If I wrote a column saying that Jesus Christ would have been a cool casting choice for The Bachelor, the worst I could anticipate would be a stack of angry mail, or getting trashed by Pat Robertson on his TV show. Some jerkwater politician might urge readers to cancel their newspaper subscriptions, but that’s not nearly as severe as a public beheading.
Nigeria is, of course, a world away. Zamfara and 11 other states are reintroducing Islamic law and administering the harshest possible interpretations.
For Nigeria’s radical Muslims, it was a proud victory over Western decadence. For everybody else in the country, it was a tragedy and a humiliation.

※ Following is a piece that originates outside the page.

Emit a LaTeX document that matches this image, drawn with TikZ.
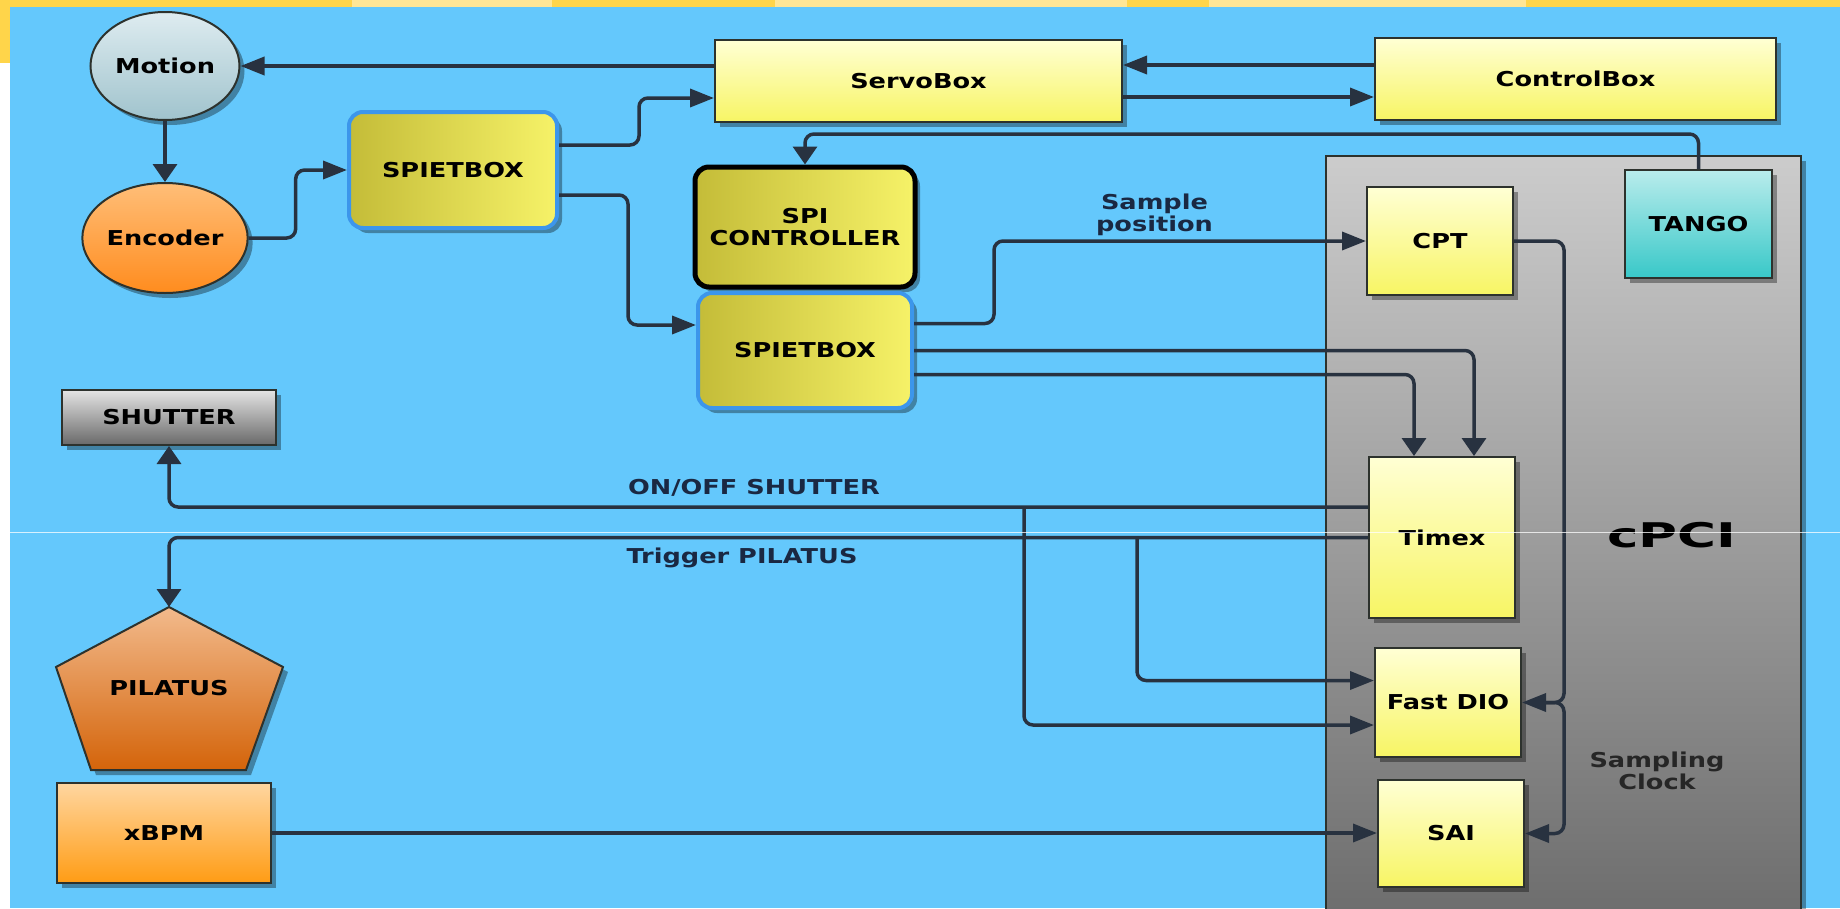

Salman Rushdie, whose name was contemptuously invoked by Shinkafi, remains the most famous survivor of a fatwa. Marked for death in 1989 by Iran’s Ayatollah Khomeini, Rushdie today is writing as brilliantly and bravely as ever. Of the carnage in Nigeria and other recent inhumanities by hard-line Islamists, he asked in The New York Times:
“Where, after all, is the Muslim outrage at these events? As their ancient, deeply civilized culture of love, art and philosophical reflection is hijacked by paranoiacs, racists, liars, male supremacists, tyrants, fanatics and violence junkies, why are they not screaming?”
Perhaps the question is simplistic, but what deep and mystical explanation can there possibly be for maiming and murdering innocent people in response to a fashion column? Or a swimsuit contest?
To those on the outside looking in, the only logical conclusion is that some of these fundamentalist loons will jump at any excuse, no matter how lame, to kill in the name of Allah.
Until strong Islamic voices of peace and tolerance are heard, the gap of understanding between that world and ours will remain as vast a black hole in space.